> [Goal] Omit all images. Transcribe the rest of the material below exactly.

**** Provided data ****

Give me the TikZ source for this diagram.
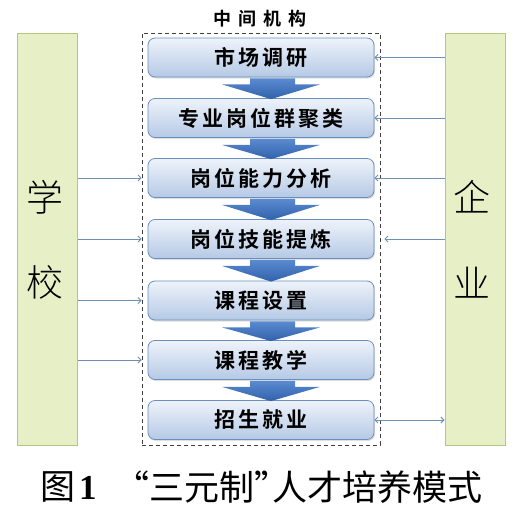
\documentclass[tikz,border=0pt]{standalone}
\usepackage{fontspec}
\usetikzlibrary{arrows.meta,calc,shadows}
\newfontfamily\cjk[BoldFont={Noto Sans CJK SC Bold}]{Noto Sans CJK SC}
\newfontfamily\cjklight{Noto Sans CJK SC Light}
\newfontfamily\digitfont{Liberation Serif}
\definecolor{sidefill}{HTML}{E7EFC6}
\definecolor{sideborder}{HTML}{B3C77A}
\definecolor{boxtop}{HTML}{EEF3FA}
\definecolor{boxbot}{HTML}{B5C9E5}
\definecolor{boxborder}{HTML}{6A8FBE}
\definecolor{linkcol}{HTML}{6F8FB5}
\definecolor{arrtop}{HTML}{5A8AD0}
\definecolor{arrbot}{HTML}{3062AB}
\newdimen\chgap
\def\sptext#1#2{\chgap=#1\relax\sptextaux#2\relax\unkern}
\def\sptextaux#1{\ifx#1\relax\else#1\kern\chgap\expandafter\sptextaux\fi}
\tikzset{
  side/.style={draw=sideborder, fill=sidefill, line width=1pt, minimum width=60pt, minimum height=412pt, inner sep=0pt},
  sidetext/.style={font=\cjklight\fontsize{37}{37}\selectfont, inner sep=0pt},
  container/.style={draw=black!75, dashed, dash pattern=on 4pt off 3pt, line width=0.9pt, minimum width=238pt, minimum height=412pt, inner sep=0pt},
  stepbox/.style={draw=boxborder, line width=0.8pt, rounded corners=7pt, top color=boxtop, bottom color=boxbot, minimum width=226pt, minimum height=39pt, inner sep=0pt, font=\cjk\bfseries\fontsize{21}{21}\selectfont, drop shadow={opacity=0.25, shadow xshift=1pt, shadow yshift=-1.5pt}},
  link/.style={draw=linkcol, line width=0.9pt, -{Straight Barb[length=3pt,width=6pt]}},
  twolink/.style={draw=linkcol, line width=0.9pt, {Straight Barb[length=3pt,width=6pt]}-{Straight Barb[length=3pt,width=6pt]}},
  blockarrow/.style={top color=arrtop, bottom color=arrbot},
  captext/.style={font=\cjk\fontsize{35}{35}\selectfont, anchor=west, inner sep=0pt},
}
\newcommand{\blockarr}[2]{%
  \shade[blockarrow] ($(#1.south)+(-11,1)$) -- ($(#1.south)+(34,1)$) -- ($(#1.south)+(34,7)$) -- ($(#1.south)+(59,7)$) -- ($(#2.north)+(10,1)$) -- ($(#1.south)+(-39,7)$) -- ($(#1.south)+(-11,7)$) -- cycle;}
\begin{document}
\begin{tikzpicture}[x=1pt,y=-1pt]
\useasboundingbox[fill=white] (0,0) rectangle (517,514);
% sides
\node[side] (school) at (47,239) {};
\node[side] (firm) at (475,239) {};
\node[sidetext] (s1) at (45,197) {学};
\node[sidetext] (s2) at (45,282) {校};
\node[sidetext] (f1) at (472,197) {企};
\node[sidetext] (f2) at (472,283) {业};
% container
\node[container] (mid) at (261,239) {};
\node[font=\cjk\bfseries\fontsize{18}{18}\selectfont, inner sep=0pt] (title) at (260,19) {\sptext{7pt}{中间机构}};
% steps
\node[stepbox] (b1) at (261,57.5) {\sptext{3pt}{市场调研}};
\node[stepbox] (b2) at (261,118) {\sptext{3pt}{专业岗位群聚类}};
\node[stepbox] (b3) at (261,178) {\sptext{3pt}{岗位能力分析}};
\node[stepbox] (b4) at (261,239) {\sptext{3pt}{岗位技能提炼}};
\node[stepbox] (b5) at (261,300.5) {\sptext{3pt}{课程设置}};
\node[stepbox] (b6) at (261,360) {\sptext{3pt}{课程教学}};
\node[stepbox] (b7) at (261,420) {\sptext{3pt}{招生就业}};
\blockarr{b1}{b2}
\blockarr{b2}{b3}
\blockarr{b3}{b4}
\blockarr{b4}{b5}
\blockarr{b5}{b6}
\blockarr{b6}{b7}
% school links
\draw[link] (school.east |- b3) -- (mid.west |- b3);
\draw[link] (school.east |- b4) -- (mid.west |- b4);
\draw[link] (school.east |- b5) -- (mid.west |- b5);
\draw[link] (school.east |- b6) -- (mid.west |- b6);
% firm links
\draw[link] (firm.west |- b1) -- (b1.east);
\draw[link] (firm.west |- b2) -- (b2.east);
\draw[link] (firm.west |- b3) -- (b3.east);
\draw[link] (firm.west |- b4) -- ($(mid.east |- b4)+(4,0)$);
\draw[twolink] (b7.east) -- (firm.west |- b7);
% caption
\node[captext] (cap1) at (40,487) {图\kern4pt{\digitfont\bfseries 1}};
\node[captext] (cap2) at (114,487) {“三元制”\kern-17pt 人才培养模式};
\end{tikzpicture}
\end{document}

****

> [Solution to this problem]
Give me the TikZ source for this diagram.
\documentclass[tikz,border=0pt]{standalone}
\usepackage{fontspec}
\usetikzlibrary{arrows.meta,calc,shadows}
\newfontfamily\cjk[BoldFont={Noto Sans CJK SC Bold}]{Noto Sans CJK SC}
\newfontfamily\cjklight{Noto Sans CJK SC Light}
\newfontfamily\digitfont{Liberation Serif}
\definecolor{sidefill}{HTML}{E7EFC6}
\definecolor{sideborder}{HTML}{B3C77A}
\definecolor{boxtop}{HTML}{EEF3FA}
\definecolor{boxbot}{HTML}{B5C9E5}
\definecolor{boxborder}{HTML}{6A8FBE}
\definecolor{linkcol}{HTML}{6F8FB5}
\definecolor{arrtop}{HTML}{5A8AD0}
\definecolor{arrbot}{HTML}{3062AB}
\newdimen\chgap
\def\sptext#1#2{\chgap=#1\relax\sptextaux#2\relax\unkern}
\def\sptextaux#1{\ifx#1\relax\else#1\kern\chgap\expandafter\sptextaux\fi}
\tikzset{
  side/.style={draw=sideborder, fill=sidefill, line width=1pt, minimum width=60pt, minimum height=412pt, inner sep=0pt},
  sidetext/.style={font=\cjklight\fontsize{37}{37}\selectfont, inner sep=0pt},
  container/.style={draw=black!75, dashed, dash pattern=on 4pt off 3pt, line width=0.9pt, minimum width=238pt, minimum height=412pt, inner sep=0pt},
  stepbox/.style={draw=boxborder, line width=0.8pt, rounded corners=7pt, top color=boxtop, bottom color=boxbot, minimum width=226pt, minimum height=39pt, inner sep=0pt, font=\cjk\bfseries\fontsize{21}{21}\selectfont, drop shadow={opacity=0.25, shadow xshift=1pt, shadow yshift=-1.5pt}},
  link/.style={draw=linkcol, line width=0.9pt, -{Straight Barb[length=3pt,width=6pt]}},
  twolink/.style={draw=linkcol, line width=0.9pt, {Straight Barb[length=3pt,width=6pt]}-{Straight Barb[length=3pt,width=6pt]}},
  blockarrow/.style={top color=arrtop, bottom color=arrbot},
  captext/.style={font=\cjk\fontsize{35}{35}\selectfont, anchor=west, inner sep=0pt},
}
\newcommand{\blockarr}[2]{%
  \shade[blockarrow] ($(#1.south)+(-11,1)$) -- ($(#1.south)+(34,1)$) -- ($(#1.south)+(34,7)$) -- ($(#1.south)+(59,7)$) -- ($(#2.north)+(10,1)$) -- ($(#1.south)+(-39,7)$) -- ($(#1.south)+(-11,7)$) -- cycle;}
\begin{document}
\begin{tikzpicture}[x=1pt,y=-1pt]
\useasboundingbox[fill=white] (0,0) rectangle (517,514);
% sides
\node[side] (school) at (47,239) {};
\node[side] (firm) at (475,239) {};
\node[sidetext] (s1) at (45,197) {学};
\node[sidetext] (s2) at (45,282) {校};
\node[sidetext] (f1) at (472,197) {企};
\node[sidetext] (f2) at (472,283) {业};
% container
\node[container] (mid) at (261,239) {};
\node[font=\cjk\bfseries\fontsize{18}{18}\selectfont, inner sep=0pt] (title) at (260,19) {\sptext{7pt}{中间机构}};
% steps
\node[stepbox] (b1) at (261,57.5) {\sptext{3pt}{市场调研}};
\node[stepbox] (b2) at (261,118) {\sptext{3pt}{专业岗位群聚类}};
\node[stepbox] (b3) at (261,178) {\sptext{3pt}{岗位能力分析}};
\node[stepbox] (b4) at (261,239) {\sptext{3pt}{岗位技能提炼}};
\node[stepbox] (b5) at (261,300.5) {\sptext{3pt}{课程设置}};
\node[stepbox] (b6) at (261,360) {\sptext{3pt}{课程教学}};
\node[stepbox] (b7) at (261,420) {\sptext{3pt}{招生就业}};
\blockarr{b1}{b2}
\blockarr{b2}{b3}
\blockarr{b3}{b4}
\blockarr{b4}{b5}
\blockarr{b5}{b6}
\blockarr{b6}{b7}
% school links
\draw[link] (school.east |- b3) -- (mid.west |- b3);
\draw[link] (school.east |- b4) -- (mid.west |- b4);
\draw[link] (school.east |- b5) -- (mid.west |- b5);
\draw[link] (school.east |- b6) -- (mid.west |- b6);
% firm links
\draw[link] (firm.west |- b1) -- (b1.east);
\draw[link] (firm.west |- b2) -- (b2.east);
\draw[link] (firm.west |- b3) -- (b3.east);
\draw[link] (firm.west |- b4) -- ($(mid.east |- b4)+(4,0)$);
\draw[twolink] (b7.east) -- (firm.west |- b7);
% caption
\node[captext] (cap1) at (40,487) {图\kern4pt{\digitfont\bfseries 1}};
\node[captext] (cap2) at (114,487) {“三元制”\kern-17pt 人才培养模式};
\end{tikzpicture}
\end{document}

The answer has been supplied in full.